Exercising a Call Option
People often choose to exercise a call option when the underlying stock price is above the strike or exercise price on the option. The decision to exercise lets you buy shares at the lower strike price, resulting in an automatic profit on the shares -- at least on paper. If the stock price is above the strike price when the option expires, the option will often automatically be exercised and the shares will be in your brokerage account on Monday, following the Friday expiration. Although in-the-money options are often set up to be exercised automatically, you as the option owner can always specify other conditions of sale. The choice to exercise is entirely in your hands.

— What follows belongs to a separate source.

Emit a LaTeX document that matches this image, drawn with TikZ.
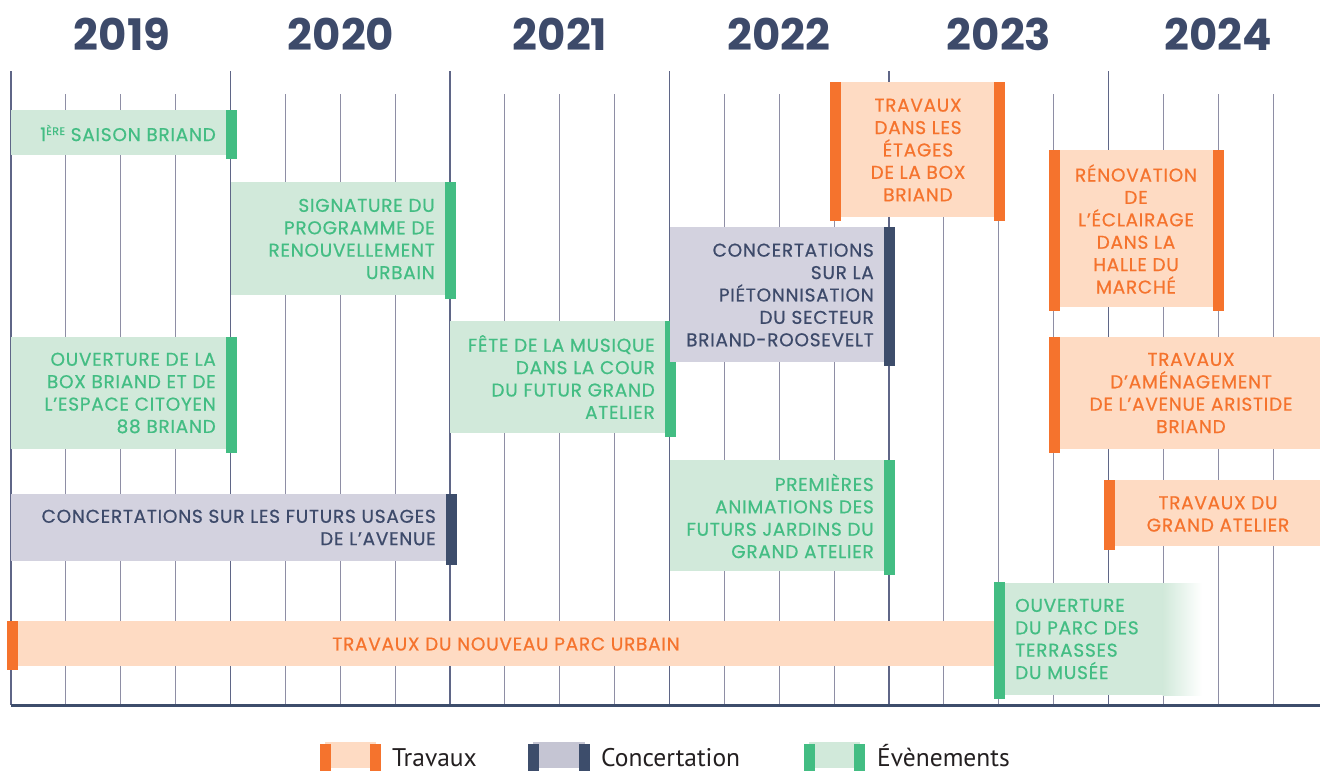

Whenever you purchase stock, settlement rules give you three business days to pay for the shares. This means that when you choose to exercise, it is not necessary to have the money to pay for the shares in your account at that moment. You can take a couple of days to transfer the money to your broker. If you have a margin brokerage account, you can use a margin loan to pay for one-half of the cost and you need to deposit or have account equity for the other half before the trade settles.
Flipping The Shares
With three days to pay for your call option shares, you might think you could just sell the shares before the three days and never have to pay for them. You could probably get away with this -- once. In a cash account, selling shares that have not settled and been paid for is called "freeriding," which is prohibited. If you do freeride, you broker has the right to freeze your account for 90 days. In a margin account, you could flip the shares if you have enough available equity to cover half of the cost of the shares. If you do not have enough equity, selling the shares without paying for them violates Securities and Exchange Commission Regulation T, and your account will be tagged with a "liquidation violation," which could lead to trading restrictions if it happens again.
Selling the Call Options
If your call option is in-the-money with the stock price above the exercise price, you can lock in that equity by just selling the option to someone else. In other words, there really is no need to exercise the option, receive the shares and quickly sell them. A better reason to exercise a call would be to obtain the shares as a longer term investment, but if you do not have the money to pay for the shares, that is not an option. If you choose to sell, you can sell your call options at any time until the market closes on the expiration Friday.